We are outnumbered by virtual worlds, overwhelmed by virtual architecture. Videogames and digital art have furnished us with a hundred thousand matterless forms—landscapes where no rock or earth has ever been present, cities founded on depthless skins of image and texture, expanses that will never see the light of a true sun.

And yet, somehow there is material here, a new kind of matter. Some of it is borrowed—photographs, texture references, photogrammetry. Other parts are inherent properties of digital worlds—their obsession with surface, the logic of their light, their base particles; pixels, voxels, polygons. When in The Beginner's Guide Davey Wredin brings the player's attention to the flat grey square that marks the limit of a level's starry skybox, calling it "the bottom of the universe" he points to an odd truth: These worlds, these universes, are objects, and unlike our own, they have limits.

This is a perspective we rarely take. As the audience of these virtual worlds their total fictions are seductive, intoxicating. We want to believe. And yet, in this blinkered state we close ourselves off to the unearthy wonders in front of our eyes. Virtual worlds are strange mirrors.
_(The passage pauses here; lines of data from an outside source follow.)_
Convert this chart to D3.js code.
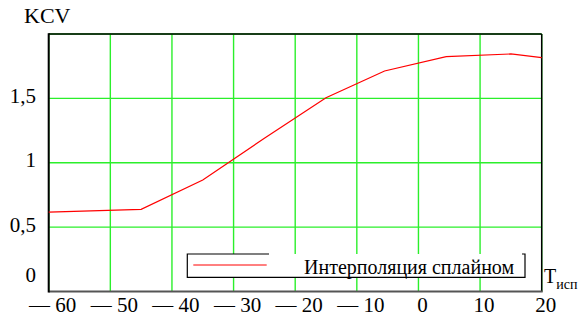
<!DOCTYPE html>
<html>
<head>
<meta charset="utf-8">
<script src="https://cdn.jsdelivr.net/npm/d3@7"></script>
<style>
  body { margin: 0; background: #fff; }
</style>
</head>
<body>
<div id="container"></div>
<script>
"use strict";

const width = 582;
const height = 320;

// spline data
const temps = [-60, -45, -35, -25, -15, -5.5, 4.5, 15, 20];
const kcv = [0.617, 0.638, 0.866, 1.19, 1.505, 1.713, 1.824, 1.845, 1.816];

const xTicks = [-60, -50, -40, -30, -20, -10, 0, 10, 20];
const yTicks = [0, 0.5, 1, 1.5];
const yGrid = [0.5, 1, 1.5, 2];

const yTitle = "KCV";
const xTitle = "T";
const xTitleSub = "исп";
const legendLabel = "Интерполяция сплайном";

const serif = "'Liberation Serif', 'Times New Roman', serif";

const margin = { left: 48.7, right: 541.7, top: 34, bottom: 291.5 };

const x = d3.scaleLinear().domain([-60, 20]).range([margin.left, margin.right]);
const y = d3.scaleLinear().domain([0, 2]).range([margin.bottom, margin.top]);

const svg = d3.select("#container").append("svg")
    .attr("width", width)
    .attr("height", height)
    .attr("font-family", serif);

// green grid
const green = "#2bef2b";
svg.append("g").selectAll("line")
    .data(xTicks)
    .enter().append("line")
    .attr("x1", d => x(d)).attr("x2", d => x(d))
    .attr("y1", margin.top).attr("y2", margin.bottom)
    .style("stroke", green)
    .style("stroke-width", 1.4);

svg.append("g").selectAll("line")
    .data(yGrid)
    .enter().append("line")
    .attr("x1", margin.left).attr("x2", margin.right)
    .attr("y1", d => y(d)).attr("y2", d => y(d))
    .style("stroke", green)
    .style("stroke-width", 1.4);

// frame
svg.append("line")
    .attr("x1", margin.left).attr("x2", margin.right)
    .attr("y1", margin.top).attr("y2", margin.top)
    .style("stroke", "#000").style("stroke-width", 1.3);
svg.append("line")
    .attr("x1", margin.right).attr("x2", margin.right)
    .attr("y1", margin.top).attr("y2", margin.bottom)
    .style("stroke", "#000").style("stroke-width", 1.5);
svg.append("line")
    .attr("x1", margin.left).attr("x2", margin.right + 1)
    .attr("y1", margin.bottom).attr("y2", margin.bottom)
    .style("stroke", "#555").style("stroke-width", 2);
svg.append("line")
    .attr("x1", margin.left).attr("x2", margin.left)
    .attr("y1", margin.top - 0.7).attr("y2", margin.bottom + 1)
    .style("stroke", "#000").style("stroke-width", 2);

// curve
const line = d3.line()
    .x((d, i) => x(temps[i]))
    .y(d => y(d));

svg.append("path")
    .datum(kcv)
    .attr("fill", "none")
    .attr("stroke", "#f00")
    .attr("stroke-width", 1.2)
    .attr("d", line);

// tick labels
svg.append("g").selectAll("text")
    .data(xTicks)
    .enter().append("text")
    .attr("x", d => x(d) + 4)
    .attr("y", margin.bottom + 20.5)
    .attr("text-anchor", "middle")
    .attr("font-size", 21)
    .text(d => d < 0 ? "\u2014 " + (-d) : d);

// the 0 label sits above the x axis, like in Mathcad
svg.append("g").selectAll("text")
    .data(yTicks)
    .enter().append("text")
    .attr("x", 36)
    .attr("y", d => d === 0 ? y(d) - 10 : y(d) + 4.5)
    .attr("text-anchor", "end")
    .attr("font-size", 21)
    .text(d => String(d).replace(".", ","));

// axis titles
svg.append("text")
    .attr("x", 24)
    .attr("y", 22.7)
    .attr("font-size", 22)
    .text(yTitle);

let xt = svg.append("text")
    .attr("x", 544)
    .attr("y", 283.3)
    .attr("font-size", 20);
xt.append("tspan").text(xTitle);
xt.append("tspan")
    .attr("y", 289)
    .attr("font-size", 14)
    .text(xTitleSub);

// legend
const lg = svg.append("g");
lg.append("rect")
    .attr("x", 187.3).attr("y", 254)
    .attr("width", 525 - 187.3).attr("height", 277.3 - 254)
    .style("fill", "#fff").style("stroke", "none");
lg.append("path")
    .attr("d", "M269,254H187.3V277.3H525V254H522")
    .attr("fill", "none")
    .attr("stroke", "#000")
    .attr("stroke-width", 1.2);
lg.append("line")
    .attr("x1", 193.3).attr("x2", 266.7)
    .attr("y1", 265).attr("y2", 265)
    .style("stroke", "#f00").style("stroke-width", 1);
lg.append("text")
    .attr("x", 304)
    .attr("y", 274)
    .attr("font-size", 20)
    .text(legendLabel);
</script>
</body>
</html>
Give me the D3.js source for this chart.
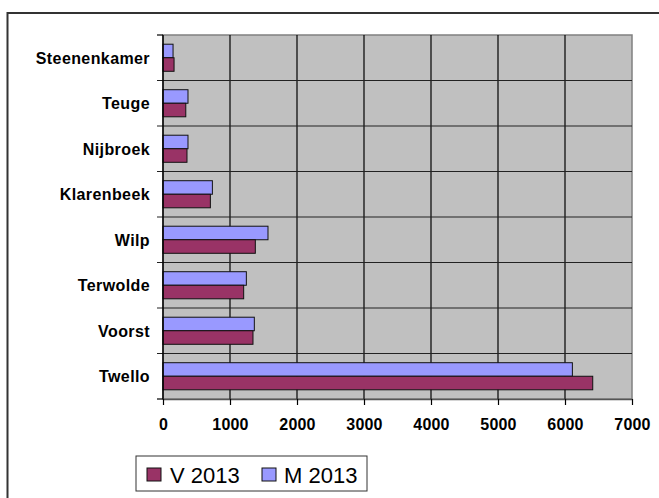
<!DOCTYPE html>
<html>
<head>
<meta charset="utf-8">
<script src="https://cdn.jsdelivr.net/npm/d3@7"></script>
<style>
  body { margin: 0; background: #fff; }
  svg { display: block; font-family: "Liberation Sans", Arial, sans-serif; }
</style>
</head>
<body>
<div class="chart"></div>
<script>
// categories top to bottom, as in the picture
const places = ["Steenenkamer", "Teuge", "Nijbroek", "Klarenbeek", "Wilp", "Terwolde", "Voorst", "Twello"];
const v2013 = [165, 340, 358, 707, 1378, 1204, 1343, 6414];
const m2013 = [150, 373, 373, 737, 1567, 1244, 1363, 6110];
const xTicks = [0, 1000, 2000, 3000, 4000, 5000, 6000, 7000];
const seriesNames = ["M 2013", "V 2013"];

const W = 659, H = 498;
const plot = { left: 163, right: 632, top: 35, bottom: 399 };

const svg = d3.select(".chart").append("svg")
  .attr("width", W)
  .attr("height", H);

// outer chart frame (right and bottom run off the picture)
svg.append("rect")
  .attr("x", 7.5).attr("y", 13)
  .attr("width", W + 10).attr("height", H + 10)
  .attr("fill", "none").attr("stroke", "#333").attr("stroke-width", 2);

const x = d3.scaleLinear().domain([0, 7000]).range([plot.left, plot.right]);
const y = d3.scaleBand().domain(places).range([plot.top, plot.bottom]);
const ySub = d3.scaleBand().domain(seriesNames).range([0, y.bandwidth()]).paddingOuter(0.68);

const colors = { "V 2013": "#993366", "M 2013": "#9999FF" };
const rows = places.map((p, i) => ({ place: p, "V 2013": v2013[i], "M 2013": m2013[i] }));

// plot background
svg.append("rect")
  .attr("x", plot.left).attr("y", plot.top)
  .attr("width", plot.right - plot.left).attr("height", plot.bottom - plot.top)
  .attr("fill", "#c0c0c0").attr("stroke", "#808080").attr("stroke-width", 1.5);

// vertical gridlines
svg.append("g").selectAll("line")
  .data(xTicks.slice(1, -1))
  .join("line")
  .attr("x1", d => x(d)).attr("x2", d => x(d))
  .attr("y1", plot.top).attr("y2", plot.bottom)
  .attr("stroke", "#000").attr("stroke-width", 1.2);

// horizontal lines between categories
svg.append("g").selectAll("line")
  .data(places.slice(1))
  .join("line")
  .attr("x1", plot.left - 6).attr("x2", plot.right)
  .attr("y1", d => y(d)).attr("y2", d => y(d))
  .attr("stroke", "#222").attr("stroke-width", 1.2);

// bars
const groups = svg.append("g").selectAll("g")
  .data(rows)
  .join("g")
  .attr("transform", d => `translate(0,${y(d.place)})`);

groups.selectAll("rect")
  .data(d => seriesNames.map(s => ({ s, v: d[s] })))
  .join("rect")
  .attr("x", x(0))
  .attr("y", d => ySub(d.s))
  .attr("width", d => x(d.v) - x(0))
  .attr("height", ySub.bandwidth())
  .attr("fill", d => colors[d.s])
  .attr("stroke", "#111").attr("stroke-width", 1);

// y axis
const yAxis = svg.append("g")
  .attr("transform", `translate(${plot.left},0)`);
yAxis.append("line")
  .attr("y1", plot.top).attr("y2", plot.bottom)
  .attr("stroke", "#000").attr("stroke-width", 1.5);
yAxis.selectAll("line.tk")
  .data([plot.top, plot.bottom])
  .join("line").attr("class", "tk")
  .attr("x1", -6).attr("x2", 0)
  .attr("y1", d => d).attr("y2", d => d)
  .attr("stroke", "#000").attr("stroke-width", 1.2);
yAxis.selectAll("text")
  .data(places)
  .join("text")
  .attr("x", -13)
  .attr("y", d => y(d) + y.bandwidth() / 2)
  .attr("dy", "0.36em")
  .attr("text-anchor", "end")
  .style("font-size", "16px").style("font-weight", "bold")
  .style("letter-spacing", "0.4px")
  .text(d => d);

// x axis
const xAxis = svg.append("g")
  .attr("transform", `translate(0,${plot.bottom})`)
  .call(d3.axisBottom(x).tickValues(xTicks).tickFormat(d3.format("d"))
    .tickSize(6).tickPadding(14).tickSizeOuter(0));
xAxis.select(".domain").attr("stroke", "#555").attr("stroke-width", 1.5);
xAxis.selectAll(".tick line").attr("stroke", "#000").attr("stroke-width", 1.2);
xAxis.selectAll(".tick text")
  .attr("fill", "#000")
  .style("font-family", "'Liberation Sans', Arial, sans-serif")
  .style("font-size", "16px").style("font-weight", "bold")
  .style("letter-spacing", "0.2px");

// legend
const legend = svg.append("g").attr("transform", "translate(136,456)");
legend.append("rect")
  .attr("width", 231).attr("height", 35)
  .attr("fill", "#fff").attr("stroke", "#333").attr("stroke-width", 1);
const legendItems = [
  { name: "V 2013", sx: 11, tx: 34 },
  { name: "M 2013", sx: 126, tx: 148 }
];
const li = legend.selectAll("g.item")
  .data(legendItems)
  .join("g").attr("class", "item");
li.append("rect")
  .attr("x", d => d.sx).attr("y", 12)
  .attr("width", 14).attr("height", 13)
  .attr("fill", d => colors[d.name])
  .attr("stroke", "#111");
li.append("text")
  .attr("x", d => d.tx).attr("y", 27)
  .style("font-size", "22px")
  .text(d => d.name);
</script>
</body>
</html>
The name Heterotopias comes from Michel Foucalt. It refers to sites where real spaces are, in his own words "simultaneously represented, contested, and inverted." What better name could there be for our objects torn free of matter, our virtual worlds? They are, in the end, representations—cultural objects that connect to history and politics (as both guest writers, Chris Priestman and Darran Anderson, show with their pieces on Strider and Tomb Raider.) They are contentious, constructing arguments from architecture and space, as I indicate in my piece on Inside. And they are inversions, as is clear of Kane & Lynch 2's Shanghai: "the city turned inside out".

This zine is part of a project I have dreamed of for a while, a process where, in an echo of Wendell Holmes, we hunt the skins, with the intention of connecting them back to the matter they have forgotten. To make them real once more.